Written exercise: Reproduce the data below in full and exclude every picture.
- - - -
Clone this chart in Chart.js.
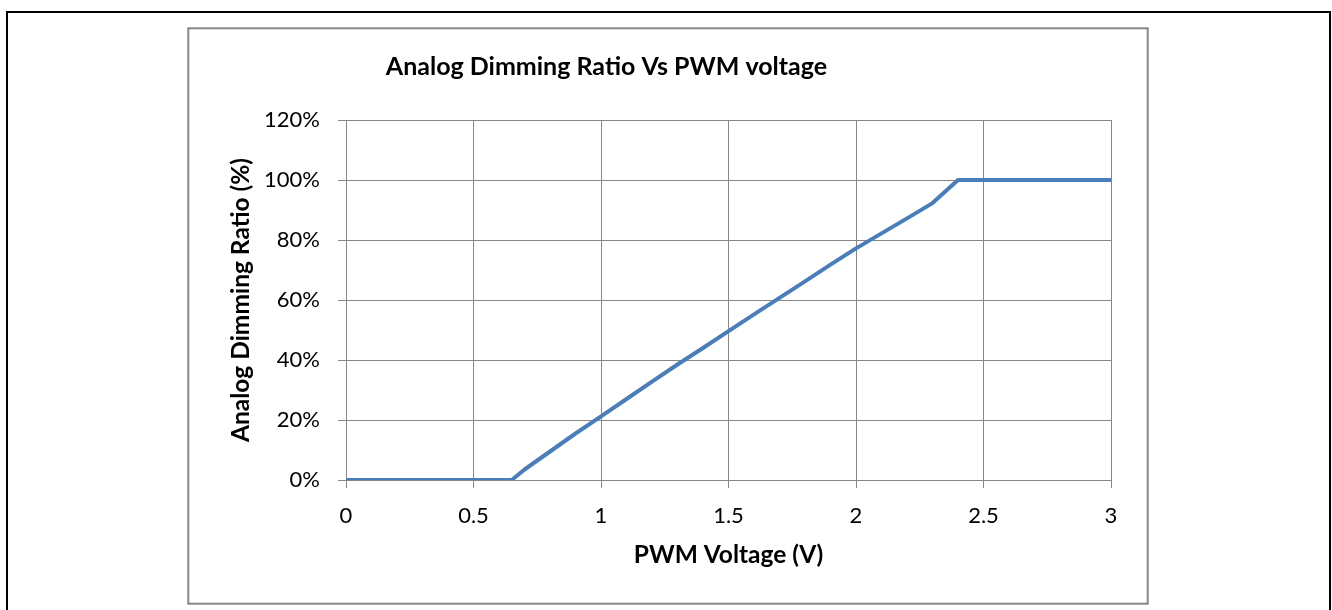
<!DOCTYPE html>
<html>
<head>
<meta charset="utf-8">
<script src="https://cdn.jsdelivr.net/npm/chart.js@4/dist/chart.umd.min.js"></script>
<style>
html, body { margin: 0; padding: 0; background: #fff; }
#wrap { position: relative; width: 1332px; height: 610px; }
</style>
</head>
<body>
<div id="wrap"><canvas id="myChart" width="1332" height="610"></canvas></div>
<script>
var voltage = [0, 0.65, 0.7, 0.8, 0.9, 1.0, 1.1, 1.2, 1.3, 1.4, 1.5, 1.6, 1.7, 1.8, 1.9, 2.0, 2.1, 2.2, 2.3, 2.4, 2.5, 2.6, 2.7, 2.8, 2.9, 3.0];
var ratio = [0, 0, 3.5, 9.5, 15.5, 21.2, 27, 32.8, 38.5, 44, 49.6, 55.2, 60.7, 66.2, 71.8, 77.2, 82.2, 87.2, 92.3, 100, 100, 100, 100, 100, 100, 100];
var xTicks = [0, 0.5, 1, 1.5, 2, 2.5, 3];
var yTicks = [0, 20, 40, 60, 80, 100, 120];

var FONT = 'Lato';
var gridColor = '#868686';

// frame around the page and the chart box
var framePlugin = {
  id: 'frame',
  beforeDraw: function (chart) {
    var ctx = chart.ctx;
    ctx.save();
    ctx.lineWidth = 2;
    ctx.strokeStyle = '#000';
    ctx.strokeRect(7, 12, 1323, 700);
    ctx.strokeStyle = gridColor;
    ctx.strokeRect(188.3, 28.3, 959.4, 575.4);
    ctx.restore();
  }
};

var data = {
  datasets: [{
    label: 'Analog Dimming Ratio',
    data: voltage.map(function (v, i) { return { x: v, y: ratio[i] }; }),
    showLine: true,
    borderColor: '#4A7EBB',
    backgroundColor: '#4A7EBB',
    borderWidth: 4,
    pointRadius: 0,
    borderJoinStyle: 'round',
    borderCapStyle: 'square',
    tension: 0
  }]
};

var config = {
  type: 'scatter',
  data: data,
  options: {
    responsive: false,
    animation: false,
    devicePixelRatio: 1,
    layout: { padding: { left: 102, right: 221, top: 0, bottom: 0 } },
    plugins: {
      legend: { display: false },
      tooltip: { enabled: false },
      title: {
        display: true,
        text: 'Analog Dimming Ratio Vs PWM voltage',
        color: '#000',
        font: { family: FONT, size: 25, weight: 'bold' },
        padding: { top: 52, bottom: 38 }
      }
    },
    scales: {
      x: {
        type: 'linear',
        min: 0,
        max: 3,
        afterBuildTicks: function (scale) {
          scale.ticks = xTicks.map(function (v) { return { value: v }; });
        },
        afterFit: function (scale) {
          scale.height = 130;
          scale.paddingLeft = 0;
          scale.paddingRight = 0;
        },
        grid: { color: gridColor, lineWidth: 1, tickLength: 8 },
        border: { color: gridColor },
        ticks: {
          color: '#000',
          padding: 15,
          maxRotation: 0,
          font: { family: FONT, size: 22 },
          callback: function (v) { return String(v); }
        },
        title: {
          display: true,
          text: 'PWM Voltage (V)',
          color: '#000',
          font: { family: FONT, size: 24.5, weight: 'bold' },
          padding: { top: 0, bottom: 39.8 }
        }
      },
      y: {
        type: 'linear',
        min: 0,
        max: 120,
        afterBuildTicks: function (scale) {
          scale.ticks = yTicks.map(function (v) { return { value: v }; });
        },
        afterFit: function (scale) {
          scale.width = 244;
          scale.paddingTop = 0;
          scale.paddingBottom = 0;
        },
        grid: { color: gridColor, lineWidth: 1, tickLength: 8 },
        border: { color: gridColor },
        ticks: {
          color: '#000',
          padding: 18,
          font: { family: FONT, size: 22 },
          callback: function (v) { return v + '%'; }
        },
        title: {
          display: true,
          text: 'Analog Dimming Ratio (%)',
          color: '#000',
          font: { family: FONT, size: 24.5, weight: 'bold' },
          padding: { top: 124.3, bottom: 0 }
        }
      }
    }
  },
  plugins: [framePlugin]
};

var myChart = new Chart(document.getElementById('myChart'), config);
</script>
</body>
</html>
- - - -
Written reply:
Clone this chart in Chart.js.
<!DOCTYPE html>
<html>
<head>
<meta charset="utf-8">
<script src="https://cdn.jsdelivr.net/npm/chart.js@4/dist/chart.umd.min.js"></script>
<style>
html, body { margin: 0; padding: 0; background: #fff; }
#wrap { position: relative; width: 1332px; height: 610px; }
</style>
</head>
<body>
<div id="wrap"><canvas id="myChart" width="1332" height="610"></canvas></div>
<script>
var voltage = [0, 0.65, 0.7, 0.8, 0.9, 1.0, 1.1, 1.2, 1.3, 1.4, 1.5, 1.6, 1.7, 1.8, 1.9, 2.0, 2.1, 2.2, 2.3, 2.4, 2.5, 2.6, 2.7, 2.8, 2.9, 3.0];
var ratio = [0, 0, 3.5, 9.5, 15.5, 21.2, 27, 32.8, 38.5, 44, 49.6, 55.2, 60.7, 66.2, 71.8, 77.2, 82.2, 87.2, 92.3, 100, 100, 100, 100, 100, 100, 100];
var xTicks = [0, 0.5, 1, 1.5, 2, 2.5, 3];
var yTicks = [0, 20, 40, 60, 80, 100, 120];

var FONT = 'Lato';
var gridColor = '#868686';

// frame around the page and the chart box
var framePlugin = {
  id: 'frame',
  beforeDraw: function (chart) {
    var ctx = chart.ctx;
    ctx.save();
    ctx.lineWidth = 2;
    ctx.strokeStyle = '#000';
    ctx.strokeRect(7, 12, 1323, 700);
    ctx.strokeStyle = gridColor;
    ctx.strokeRect(188.3, 28.3, 959.4, 575.4);
    ctx.restore();
  }
};

var data = {
  datasets: [{
    label: 'Analog Dimming Ratio',
    data: voltage.map(function (v, i) { return { x: v, y: ratio[i] }; }),
    showLine: true,
    borderColor: '#4A7EBB',
    backgroundColor: '#4A7EBB',
    borderWidth: 4,
    pointRadius: 0,
    borderJoinStyle: 'round',
    borderCapStyle: 'square',
    tension: 0
  }]
};

var config = {
  type: 'scatter',
  data: data,
  options: {
    responsive: false,
    animation: false,
    devicePixelRatio: 1,
    layout: { padding: { left: 102, right: 221, top: 0, bottom: 0 } },
    plugins: {
      legend: { display: false },
      tooltip: { enabled: false },
      title: {
        display: true,
        text: 'Analog Dimming Ratio Vs PWM voltage',
        color: '#000',
        font: { family: FONT, size: 25, weight: 'bold' },
        padding: { top: 52, bottom: 38 }
      }
    },
    scales: {
      x: {
        type: 'linear',
        min: 0,
        max: 3,
        afterBuildTicks: function (scale) {
          scale.ticks = xTicks.map(function (v) { return { value: v }; });
        },
        afterFit: function (scale) {
          scale.height = 130;
          scale.paddingLeft = 0;
          scale.paddingRight = 0;
        },
        grid: { color: gridColor, lineWidth: 1, tickLength: 8 },
        border: { color: gridColor },
        ticks: {
          color: '#000',
          padding: 15,
          maxRotation: 0,
          font: { family: FONT, size: 22 },
          callback: function (v) { return String(v); }
        },
        title: {
          display: true,
          text: 'PWM Voltage (V)',
          color: '#000',
          font: { family: FONT, size: 24.5, weight: 'bold' },
          padding: { top: 0, bottom: 39.8 }
        }
      },
      y: {
        type: 'linear',
        min: 0,
        max: 120,
        afterBuildTicks: function (scale) {
          scale.ticks = yTicks.map(function (v) { return { value: v }; });
        },
        afterFit: function (scale) {
          scale.width = 244;
          scale.paddingTop = 0;
          scale.paddingBottom = 0;
        },
        grid: { color: gridColor, lineWidth: 1, tickLength: 8 },
        border: { color: gridColor },
        ticks: {
          color: '#000',
          padding: 18,
          font: { family: FONT, size: 22 },
          callback: function (v) { return v + '%'; }
        },
        title: {
          display: true,
          text: 'Analog Dimming Ratio (%)',
          color: '#000',
          font: { family: FONT, size: 24.5, weight: 'bold' },
          padding: { top: 124.3, bottom: 0 }
        }
      }
    }
  },
  plugins: [framePlugin]
};

var myChart = new Chart(document.getElementById('myChart'), config);
</script>
</body>
</html>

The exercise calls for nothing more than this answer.